Know The Author, So You Know What You Are Reading

Allen describes himself as a white Marxist who has transformed from being one who is "more class-focused" to "one who is more race-focused" (p.468). It is important to recognise here that, by his own admission, Allen was/is - that is, remains - a white Marxist, his commitment to a "race-first" perspective notwithstanding.

Globalization(s), Old and New

Allen (2002) asks the reader to consider whether globalization is really all that new.

What if, in reality, humankind has long been global, but "we" [=white people] are only now claiming it to be so? And if this is true, who has benefited from this more recent notion of globalization that embodies what would be a serious case of historical amnesia? Why would "we" [=white people] fail to recognie globalization as a long-standing human condition? Furthermore, what are the real histories of globalization that are occluded and excluded by this more recent turn in the globalization discourse? Put another way, rather than following the pro-market neoliberal paradigm of globalization, what are the Othered [=non-white and/or pluralist/alternative-universalist] narratives of globalization that could provide more significant possibilities for achieving an egalitarian and humanizing global society? In contrast to the discourse on the supposedly new conditions of globalization, it is less commonplace to hear someone say that we have always been global. In fact, to make this argument at this current point in the politics of commonsense on globalization can be risky since certain dominant identities, namely whites, are deluded into thinking that globalization is both profoundly novel and purely positive [emphasis added]. (pp.467-468)

Assuming such white people are deluded, by whom are they so deluded - self or other?

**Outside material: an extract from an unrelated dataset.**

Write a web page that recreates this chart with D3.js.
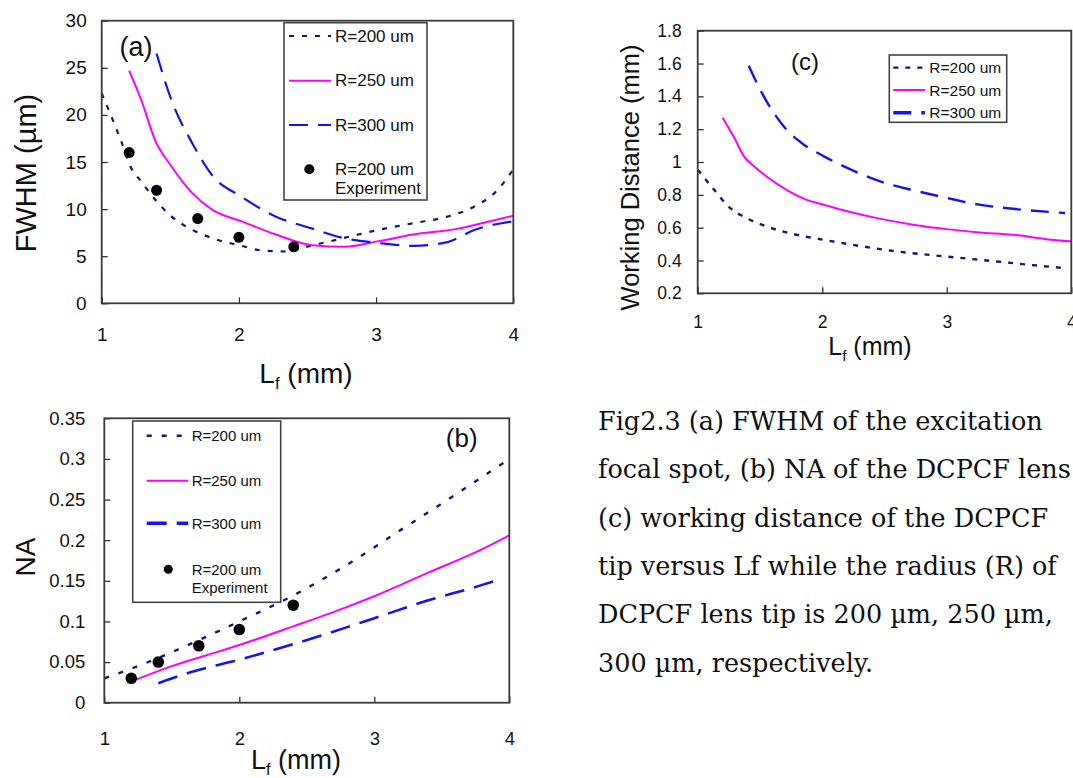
<!DOCTYPE html>
<html>
<head>
<meta charset="utf-8">
<script src="https://cdn.jsdelivr.net/npm/d3@7"></script>
<style>
  html, body { margin: 0; padding: 0; background: #fff; }
  svg { display: block; font-family: "Liberation Sans", Arial, sans-serif; }
</style>
</head>
<body>
<svg id="chart" width="1073" height="778"></svg>
<script>
/* Values */
const xTicks = [1, 2, 3, 4];

// (a) FWHM (um) versus Lf (mm)
const fwhmLf200 = [1, 1.06, 1.14, 1.21, 1.29, 1.39, 1.51, 1.66, 1.81, 2.02, 2.17, 2.34, 2.52, 2.67, 2.87, 3.02, 3.27, 3.52, 3.72, 3.87, 4];
const fwhm200 = [22.3, 20.2, 17.3, 14.5, 12.9, 11.0, 9.2, 7.8, 6.9, 6.1, 5.6, 5.5, 6.1, 6.6, 7.3, 7.8, 8.5, 9.2, 10.3, 11.8, 14.2];
const fwhmLf250 = [1.2, 1.29, 1.39, 1.51, 1.66, 1.81, 2.02, 2.27, 2.52, 2.77, 3.02, 3.27, 3.59, 3.77, 4];
const fwhm250 = [24.7, 21.5, 17.3, 14.5, 11.7, 9.9, 8.7, 7.3, 6.2, 6.0, 6.6, 7.3, 7.9, 8.5, 9.3];
const fwhmLf300 = [1.4, 1.51, 1.66, 1.81, 2.02, 2.27, 2.52, 2.77, 3.02, 3.27, 3.52, 3.72, 4];
const fwhm300 = [26.5, 21.5, 17.0, 13.5, 11.3, 9.2, 8.0, 6.9, 6.4, 6.1, 6.5, 7.8, 8.7];
const expLf = [1.2, 1.4, 1.7, 2.0, 2.4];
const expFwhm = [16, 12, 9, 7, 6];
const fwhmTicks = [0, 5, 10, 15, 20, 25, 30];

// (b) NA versus Lf (mm)
const naLf200 = [1, 1.2, 1.4, 1.7, 2.0, 2.4, 2.8, 3.2, 3.6, 4];
const na200 = [0.030, 0.042, 0.055, 0.077, 0.100, 0.132, 0.170, 0.213, 0.256, 0.300];
const naLf250 = [1.2, 1.5, 1.75, 2.0, 2.4, 2.8, 3.0, 3.4, 3.8, 4];
const na250 = [0.026, 0.045, 0.058, 0.071, 0.094, 0.118, 0.131, 0.160, 0.189, 0.206];
const naLf300 = [1.4, 1.65, 2.0, 2.4, 2.8, 3.0, 3.4, 3.8, 3.95];
const na300 = [0.024, 0.038, 0.053, 0.072, 0.093, 0.104, 0.126, 0.145, 0.153];
const expNa = [0.03, 0.05, 0.07, 0.09, 0.12];
const naTicks = [0, 0.05, 0.1, 0.15, 0.2, 0.25, 0.3, 0.35];

// (c) Working distance (mm) versus Lf (mm)
const wdLf200 = [1, 1.13, 1.26, 1.39, 1.55, 1.79, 2.01, 2.33, 2.6, 2.86, 3.13, 3.4, 3.67, 3.96];
const wd200 = [0.954, 0.832, 0.72, 0.659, 0.608, 0.557, 0.526, 0.485, 0.455, 0.434, 0.414, 0.394, 0.373, 0.353];
const wdLf250 = [1.2, 1.3, 1.37, 1.45, 1.55, 1.71, 1.87, 2.01, 2.2, 2.46, 2.73, 3.0, 3.26, 3.53, 3.8, 4];
const wd250 = [1.27, 1.138, 1.036, 0.975, 0.913, 0.832, 0.771, 0.74, 0.70, 0.655, 0.618, 0.591, 0.571, 0.557, 0.53, 0.516];
const wdLf300 = [1.41, 1.5, 1.61, 1.71, 1.85, 2.01, 2.2, 2.46, 2.73, 3.0, 3.26, 3.53, 3.95];
const wd300 = [1.586, 1.443, 1.30, 1.20, 1.107, 1.036, 0.964, 0.883, 0.828, 0.781, 0.74, 0.715, 0.689];
const wdTicks = [0.2, 0.4, 0.6, 0.8, 1, 1.2, 1.4, 1.6, 1.8];

const seriesNames = ["R=200 um", "R=250 um", "R=300 um"];
const expNames = ["R=200 um", "Experiment"];

// Caption as visible in the figure (the page edge cuts it off)
const captionLines = [
  "Fig2.3 (a) FWHM of the excitation",
  "focal spot, (b) NA of the DCPCF lens",
  "(c) working distance of the DCPCF",
  "tip versus Lf while the radius (R) of",
  "DCPCF lens tip is 200 \u00b5m, 250 \u00b5m,",
  "300 \u00b5m, respectively."
];

/* Styles per series */
const colors = ["#15157a", "#ff00ff", "#1414f0"];

const svg = d3.select("#chart");

function zip(xs, ys) {
  return xs.map((x, i) => ({ x, y: ys[i] }));
}

/**
 * Draws one panel: frame, inward ticks, lines, dots, legend and labels.
 */
function drawPanel(p) {
  const g = svg.append("g");
  const x = d3.scaleLinear().domain([1, 4]).range([p.left, p.right]);
  const y = d3.scaleLinear().domain(p.yDomain).range([p.bottom, p.top]);

  // Axes, ticks pointing into the plot
  const yAxis = g.append("g")
    .attr("transform", `translate(${p.left},0)`)
    .call(d3.axisLeft(y).tickValues(p.yTicks).tickSize(-6).tickPadding(p.yPad).tickFormat(p.yFormat));
  const xAxis = g.append("g")
    .attr("transform", `translate(0,${p.bottom})`)
    .call(d3.axisBottom(x).tickValues(xTicks).tickSize(-6).tickPadding(p.xPad).tickFormat(d3.format("d")));
  [yAxis, xAxis].forEach(a => {
    a.select(".domain").remove();
    a.selectAll(".tick line").attr("stroke", "#333").attr("stroke-width", 1.3);
    a.selectAll("text").attr("fill", "#111").style("font-size", p.tickFont + "px")
      .style("font-family", "'Liberation Sans', Arial, sans-serif");
  });

  // Curves
  const line = d3.line().x(d => x(d.x)).y(d => y(d.y)).curve(d3.curveMonotoneX);
  p.series.forEach((s, i) => {
    g.append("path")
      .datum(s)
      .attr("d", line)
      .attr("fill", "none")
      .attr("stroke", colors[i])
      .attr("stroke-width", p.widths[i])
      .attr("stroke-dasharray", p.dashes[i]);
  });

  // Experimental points
  if (p.exp) {
    g.selectAll("circle.exp")
      .data(p.exp)
      .join("circle")
      .attr("class", "exp")
      .attr("cx", d => x(d.x))
      .attr("cy", d => y(d.y))
      .attr("r", p.dotR)
      .attr("fill", "#000");
  }

  // Frame
  g.append("rect")
    .attr("x", p.left).attr("y", p.top)
    .attr("width", p.right - p.left).attr("height", p.bottom - p.top)
    .attr("fill", "none").attr("stroke", "#3a3a3a").attr("stroke-width", 1.8);

  // Legend
  const L = p.legend;
  g.append("rect")
    .attr("x", L.x0).attr("y", L.y0)
    .attr("width", L.x1 - L.x0).attr("height", L.y1 - L.y0)
    .attr("fill", "#fff").attr("stroke", "#444").attr("stroke-width", 1.6);
  L.rows.forEach((yy, i) => {
    g.append("line")
      .attr("x1", L.lineX0).attr("x2", L.lineX1)
      .attr("y1", yy).attr("y2", yy)
      .attr("stroke", colors[i])
      .attr("stroke-width", L.widths ? L.widths[i] : p.widths[i])
      .attr("stroke-dasharray", L.dashes ? L.dashes[i] : p.dashes[i]);
    g.append("text")
      .attr("x", L.textX).attr("y", yy)
      .attr("dominant-baseline", "central")
      .style("font-size", L.font + "px")
      .attr("fill", "#111")
      .text(seriesNames[i]);
  });
  if (L.expY) {
    g.append("circle")
      .attr("cx", L.dotX).attr("cy", L.expY[0]).attr("r", L.dotR).attr("fill", "#000");
    expNames.forEach((t, i) => {
      g.append("text")
        .attr("x", L.textX).attr("y", L.expY[i])
        .attr("dominant-baseline", "central")
        .style("font-size", L.font + "px")
        .attr("fill", "#111")
        .text(t);
    });
  }

  // Panel tag, e.g. "(a)"
  g.append("text")
    .attr("x", p.tag.x).attr("y", p.tag.y)
    .attr("text-anchor", "middle").attr("dominant-baseline", "central")
    .style("font-size", p.tag.size + "px").attr("fill", "#111")
    .text(p.tag.text);

  // X title with subscript f
  const xt = g.append("text")
    .attr("x", p.xTitle.x).attr("y", p.xTitle.y)
    .attr("text-anchor", "middle")
    .style("font-size", p.xTitle.size + "px").attr("fill", "#111");
  xt.append("tspan").text("L");
  xt.append("tspan").attr("dy", p.xTitle.size * 0.22).style("font-size", (p.xTitle.size * 0.6) + "px").text("f");
  xt.append("tspan").attr("dy", -p.xTitle.size * 0.22).text(" (mm)");

  // Y title, rotated
  g.append("text")
    .attr("transform", `translate(${p.yTitle.x},${p.yTitle.y}) rotate(-90)`)
    .attr("text-anchor", "middle").attr("dominant-baseline", "central")
    .style("font-size", p.yTitle.size + "px").attr("fill", "#111")
    .text(p.yTitle.text);
}

// (a)
drawPanel({
  left: 101.7, right: 513.3, top: 20.7, bottom: 303.3,
  yDomain: [0, 30], yTicks: fwhmTicks, yFormat: d3.format("d"),
  yPad: 15, xPad: 24, tickFont: 19,
  series: [zip(fwhmLf200, fwhm200), zip(fwhmLf250, fwhm250), zip(fwhmLf300, fwhm300)],
  widths: [2.2, 2, 2.2], dashes: ["5,8", null, "19,10"],
  exp: zip(expLf, expFwhm), dotR: 5.5,
  legend: {
    x0: 284, x1: 427, y0: 22.7, y1: 200,
    rows: [36, 80.7, 125], lineX0: 289, lineX1: 331, textX: 335, font: 17,
    expY: [169.3, 188.3], dotX: 309.3, dotR: 5
  },
  tag: { text: "(a)", x: 136, y: 46.7, size: 27 },
  xTitle: { x: 306, y: 383, size: 28 },
  yTitle: { text: "FWHM (\u00b5m)", x: 26, y: 173, size: 29 }
});

// (b)
drawPanel({
  left: 104.3, right: 509.3, top: 418.3, bottom: 702.7,
  yDomain: [0, 0.35], yTicks: naTicks, yFormat: d => String(+d.toFixed(2)),
  yPad: 19, xPad: 29, tickFont: 18.5,
  series: [zip(naLf200, na200), zip(naLf250, na250), zip(naLf300, na300)],
  widths: [2.4, 2, 2.6], dashes: ["5,10", null, "20,10"],
  exp: zip(expLf, expNa), dotR: 5.8,
  legend: {
    x0: 132.7, x1: 280.7, y0: 421, y1: 602.3,
    rows: [435.7, 480.7, 523.3], lineX0: 146.7, lineX1: 188.3, textX: 191.7, font: 15,
    widths: [2.4, 2, 3.4],
    expY: [569.3, 587.7], dotX: 168.3, dotR: 4.5
  },
  tag: { text: "(b)", x: 461.7, y: 438.3, size: 26 },
  xTitle: { x: 296, y: 769, size: 27 },
  yTitle: { text: "NA", x: 25, y: 557, size: 28 }
});

// (c)
drawPanel({
  left: 697.7, right: 1071.3, top: 30.7, bottom: 293.3,
  yDomain: [0.2, 1.8], yTicks: wdTicks, yFormat: d => String(+d.toFixed(1)),
  yPad: 16, xPad: 22, tickFont: 17.5,
  series: [zip(wdLf200, wd200), zip(wdLf250, wd250), zip(wdLf300, wd300)],
  widths: [2.4, 2, 2.4], dashes: ["5,7", null, "18,10"],
  exp: null,
  legend: {
    x0: 889.3, x1: 1006.7, y0: 55, y1: 122.3,
    rows: [67.7, 90, 112.7], lineX0: 893.3, lineX1: 925, textX: 929.3, font: 15.5,
    widths: [2.2, 2, 3.4], expY: null
  },
  tag: { text: "(c)", x: 805, y: 61.7, size: 24 },
  xTitle: { x: 870, y: 355, size: 25 },
  yTitle: { text: "Working Distance (mm)", x: 630, y: 177.5, size: 25.5 }
});

// Caption block on the right
const caption = svg.append("text")
  .attr("x", 598)
  .style("font-family", "'DejaVu Serif', 'Liberation Serif', serif")
  .style("font-size", "25.5px")
  .attr("fill", "#111");
captionLines.forEach((t, i) => {
  caption.append("tspan")
    .attr("x", 598)
    .attr("y", 430 + i * 48.3)
    .text(t);
});
</script>
</body>
</html>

Significantly, Allen does not engage this issue, but according to Charles W. Mills, author of The Racial Contract, Blackness Visible and From Class to Race among other works, this is clearly a case of structural, i.e. systemic, self-delusion: the system of White Supremacy (Racism) promotes self-delusion/wilful "amnesia" among white people for strategic purposes, viz. the maintenance, expansion and refinement of WS/R.

Interestingly, white Professor of politics and International relations, John Hobson, provides support for Allen's "we have always been global" and "Other globalization" theses in The Eastern Origins of Western Civilisation (Cambridge: Cambridge University Press, 2004) and "East and West in Global History", Theory, Culture and Society 23(2-3) (2006): 408-10. According to Hobson, Western globalization [=White Supremacy (Racism)] should be described as "Globalization-I", "Globalization-I" having its origin in Islamic and Chinese tradng practices from the 7th-18th centuries.

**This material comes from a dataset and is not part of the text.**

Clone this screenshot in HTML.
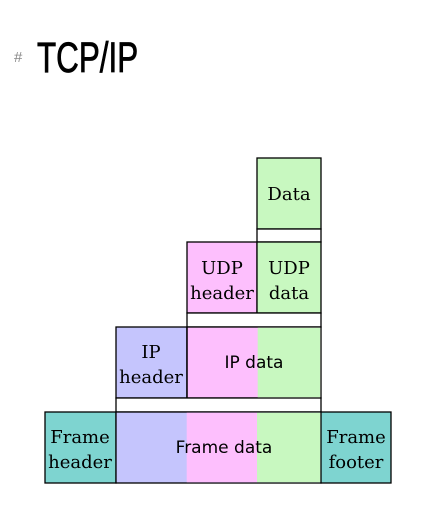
<!DOCTYPE html>
<html><head><style>
body{margin:0;width:438px;height:507px;background:#fff;overflow:hidden;position:relative;font-family:"Liberation Sans",sans-serif}
.h{position:absolute;left:14px;top:49px;font-size:15px;color:#888}
.t{position:absolute;left:37px;top:37px;font-size:43px;line-height:43px;color:#000;transform:scaleX(0.73);transform-origin:left top;white-space:nowrap;-webkit-text-stroke:0.8px #000}
</style></head><body>
<div class="h">#</div>
<div class="t">TCP/IP</div>
<svg width="438" height="507" style="position:absolute;left:0;top:0" font-family="DejaVu Serif, Liberation Serif, serif" font-size="18">
<g stroke="#000" stroke-width="1.3">
<rect x="257" y="158" width="64" height="71" fill="#c8f8c0"/>
<rect x="257" y="229" width="64" height="13" fill="#fff"/>
<rect x="187" y="242" width="70" height="71" fill="#fdbffd"/>
<rect x="257" y="242" width="64" height="71" fill="#c8f8c0"/>
<rect x="187" y="313" width="134" height="14" fill="#fff"/>
<rect x="116" y="327" width="71" height="71" fill="#c5c5fd"/>
<rect x="187" y="327" width="134" height="71" fill="#fdbffd"/>
<rect x="116" y="398" width="205" height="14" fill="#fff"/>
<rect x="45" y="412" width="71" height="71" fill="#7ed4d0"/>
<rect x="116" y="412" width="205" height="71" fill="#c5c5fd"/>
<rect x="321" y="412" width="70" height="71" fill="#7ed4d0"/>
</g>
<rect x="257.7" y="327.7" width="62.6" height="69.6" fill="#c8f8c0"/>
<rect x="186.7" y="412.7" width="70.3" height="69.6" fill="#fdbffd"/>
<rect x="257" y="412.7" width="63.3" height="69.6" fill="#c8f8c0"/>
<line x1="187" y1="327" x2="187" y2="398" stroke="#000" stroke-width="1.3"/>
<g text-anchor="middle" fill="#000">
<text x="289" y="200">Data</text>
<text x="222" y="274">UDP</text><text x="222" y="299">header</text>
<text x="289" y="274">UDP</text><text x="289" y="299">data</text>
<text x="151" y="358">IP</text><text x="151" y="383">header</text>
<text x="80" y="443">Frame</text><text x="80" y="468">header</text>
<text x="356" y="443">Frame</text><text x="356" y="468">footer</text>
<text x="254" y="368" font-family="DejaVu Sans, sans-serif" font-size="17">IP data</text>
<text x="224" y="453" font-family="DejaVu Sans, sans-serif" font-size="17">Frame data</text>
</g>
</svg>
</body></html>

Notwithstanding the aforementioned concerns, Allen is correct in asserting that

globalization is primarily about white supremacy and the construction of a global white polity, and capitalism is an interesting yet secondary modality of the globalization of white supremacy. (p.476)

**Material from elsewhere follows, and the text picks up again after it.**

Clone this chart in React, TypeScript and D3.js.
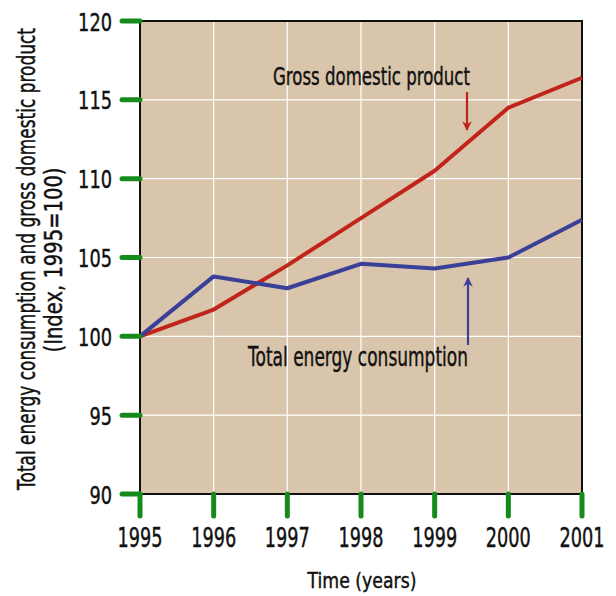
import React from "react";
import * as d3 from "d3";

const years = [1995, 1996, 1997, 1998, 1999, 2000, 2001];
const gdp = [100, 101.7, 104.5, 107.5, 110.5, 114.5, 116.4];
const energy = [100, 103.8, 103.05, 104.6, 104.3, 105.0, 107.4];
const yTicks = [90, 95, 100, 105, 110, 115, 120];

const W = 616, H = 596;
const L = 140, R = 582, T = 21, B = 494;
const FONT = "'DejaVu Sans', sans-serif";

export default function App() {
  const x = d3.scaleLinear().domain([1995, 2001]).range([L, R]);
  const y = d3.scaleLinear().domain([90, 120]).range([B, T]);
  const line = d3.line<number>().x((_, i) => x(years[i])).y((d) => y(d));
  const green = "#178a1c";
  const txt = "#111";
  const heavy = { stroke: "#111", strokeWidth: 0.45 };
  return (
    <svg width={W} height={H} style={{ position: "absolute", left: 0, top: 0 }} fontFamily={FONT}>
      <defs>
        <marker id="ar" viewBox="0 0 10 10" refX="9" refY="5" markerWidth="4.4" markerHeight="4.4" orient="auto">
          <path d="M0,0 L10,5 L0,10 L3,5 z" fill="#c0241a" />
        </marker>
        <marker id="ab" viewBox="0 0 10 10" refX="9" refY="5" markerWidth="4.4" markerHeight="4.4" orient="auto">
          <path d="M0,0 L10,5 L0,10 L3,5 z" fill="#3a3f98" />
        </marker>
      </defs>
      <rect x={L} y={T} width={R - L} height={B - T} fill="#d9c5ab" />
      {years.map((yr) => (
        <line key={"gx" + yr} x1={x(yr)} x2={x(yr)} y1={T} y2={B} stroke="#fff" strokeWidth={1.2} />
      ))}
      {yTicks.map((v) => (
        <line key={"gy" + v} x1={L} x2={R} y1={y(v)} y2={y(v)} stroke="#fff" strokeWidth={1.2} />
      ))}
      <rect x={L} y={T} width={R - L} height={B - T} fill="none" stroke="#111" strokeWidth={2} />
      <path d={line(gdp) || ""} fill="none" stroke="#c0241a" strokeWidth={4} strokeLinejoin="round" />
      <path d={line(energy) || ""} fill="none" stroke="#3a3f98" strokeWidth={4} strokeLinejoin="round" />
      {yTicks.map((v) => (
        <g key={"ty" + v}>
          <line x1={122} x2={L} y1={y(v)} y2={y(v)} stroke={green} strokeWidth={5} strokeLinecap="round" />
          <text x={112} y={y(v) + 9.5} textAnchor="end" fontSize={25} fill={txt} {...heavy}
            textLength={String(v).length * 11.3} lengthAdjust="spacingAndGlyphs">{v}</text>
        </g>
      ))}
      {years.map((yr) => (
        <g key={"tx" + yr}>
          <line x1={x(yr)} x2={x(yr)} y1={B} y2={516} stroke={green} strokeWidth={5} strokeLinecap="round" />
          <text x={x(yr)} y={547} textAnchor="middle" fontSize={27} fill={txt} {...heavy}
            textLength={45} lengthAdjust="spacingAndGlyphs">{yr}</text>
        </g>
      ))}
      <text x={362} y={588} textAnchor="middle" fontSize={21} fill={txt} {...heavy}
        textLength={109} lengthAdjust="spacingAndGlyphs">Time (years)</text>
      <text transform="translate(35,259) rotate(-90)" textAnchor="middle" fontSize={25} fill={txt} {...heavy}
        textLength={462} lengthAdjust="spacingAndGlyphs">
        Total energy consumption and gross domestic product
      </text>
      <text transform="translate(62,260) rotate(-90)" textAnchor="middle" fontSize={25} fill={txt} {...heavy}
        textLength={185} lengthAdjust="spacingAndGlyphs">
        (Index, 1995=100)
      </text>
      <text x={371.5} y={85} textAnchor="middle" fontSize={25} fill={txt} {...heavy}
        textLength={197} lengthAdjust="spacingAndGlyphs">Gross domestic product</text>
      <line x1={467} x2={467} y1={92} y2={130} stroke="#c0241a" strokeWidth={2.2} markerEnd="url(#ar)" />
      <text x={358} y={366} textAnchor="middle" fontSize={26} fill={txt} {...heavy}
        textLength={220} lengthAdjust="spacingAndGlyphs">Total energy consumption</text>
      <line x1={468} x2={468} y1={345} y2={278} stroke="#3a3f98" strokeWidth={2.2} markerEnd="url(#ab)" />
    </svg>
  );
}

Crucially, for Allen, "white supremacy" refers to "the global system that confers power and privilege on those who become identified as white while conferring disprivilege and disempowerment on those who become identified as people of colour [emphasis added]." (p.476)

Marxism and Critical Race Theory

Allen (2002) goes on to contrast "two counternarratives [to the pro-market neoliberal = finance-capitalist = RIBA-nomic account of globalization] that represent politically Left interventions in hegemonic global processes."

One is broadly defined as the Marxist perspective on globalization, which usually assumes that capitalism is the most encompassing global superstructure, and the other is a critical race theory perspective, which takes as its given that white supremacy is the most totalizing of contexts. (p.468)

It is critical (no pun intended) to distinguish Critical Race Theory as a 'Leftist counternarrative" from Islamic Counter-Racism, which is neither 'Leftist' nor 'Rightist' in perspective and/or orientation.